On Saturday Maris picked up two more hits as the Cardinals beat the Dodgers again, 13-4, and on Sunday he drove in three runs against Houston. All the Cardinals were hitting—the team average was .371, and on Saturday they had batted around in the fifth inning—but the kid with the biggest and newest toy was Roger Maris. "I made the first and last outs in that inning," he said later. "That's something I don't remember doing before, either, but the fans didn't boo me. The whole thing this week has been better than I thought it could be. When I went through the thing about retiring I said to myself, 'This is the only thing I know.' When you quit you lose a lot. My wife came here with the kids this week to see me play. Before, the only time they ever got a chance was when the Yankees went to Kansas City.

"I'm happy, and when I'm happy my wife is happy.
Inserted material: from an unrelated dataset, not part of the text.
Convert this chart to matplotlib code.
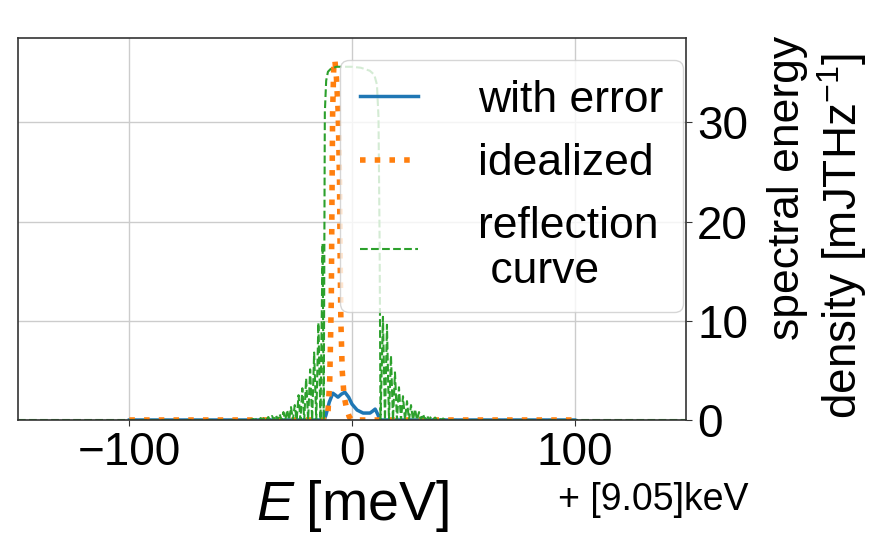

I know that this week here meant an awful lot to her, just as it has to me. I'm crazy about this ball club, and so far I'm crazy about this city."
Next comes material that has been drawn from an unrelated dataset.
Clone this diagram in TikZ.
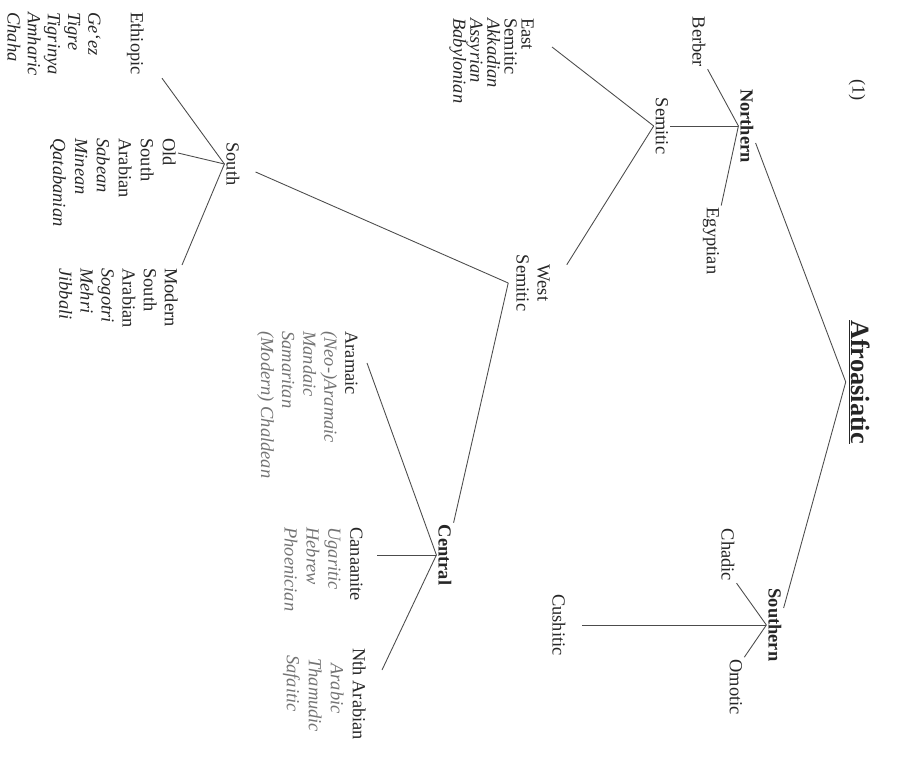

The city didn't seem to object too much to Roger Maris, either.

THREE PHOTOS

After pleasing the St. Louis fans with his hustling play on opening day, Maris really captured their affection Friday when, on a routine hit to left, he suddenly sprinted past first base (left), dived for second (center) and beat the throw from the outfield with a rousing, head-first slide.

PHOTO

Cheered in a pregame parade on opening day in St. Louis, Maris, more used to boos than applause, responded with a shy wave and a tentative smile.

THREE PHOTOS

THE OTHER HALF OF M&M HAS A TOUGH FIRST WEEK

There he is, Mickey Mantle, outfielder for 16 years, and the time is right now—inning one of game one. All the things that are supposed to happen so fast at first base are happening. The ball is a hop-hop blur, a base runner is hightailing it for second and the batter is sprinting toward first. Fret not. There was no disaster. The ball caromed off his glove, off his chest (below). But Mantle boxed it, stopped it, picked it up and got the out at first. If one batted ball means anything, Mantle showed that he was a first baseman. But two innings later, disaster did come—in the old-fashioned Mantle way. Trying to score from first, Mickey went around second, legs churning and, damn, he did it again—a pulled muscle. The look of pain and disgust on his face as he hobbled across home plate was the most pathetic and familiar in baseball. Yet by Sunday, back in the lineup, he hit hard, made two fine plays in the field and seemed ready to rejoin Roger in the headlines.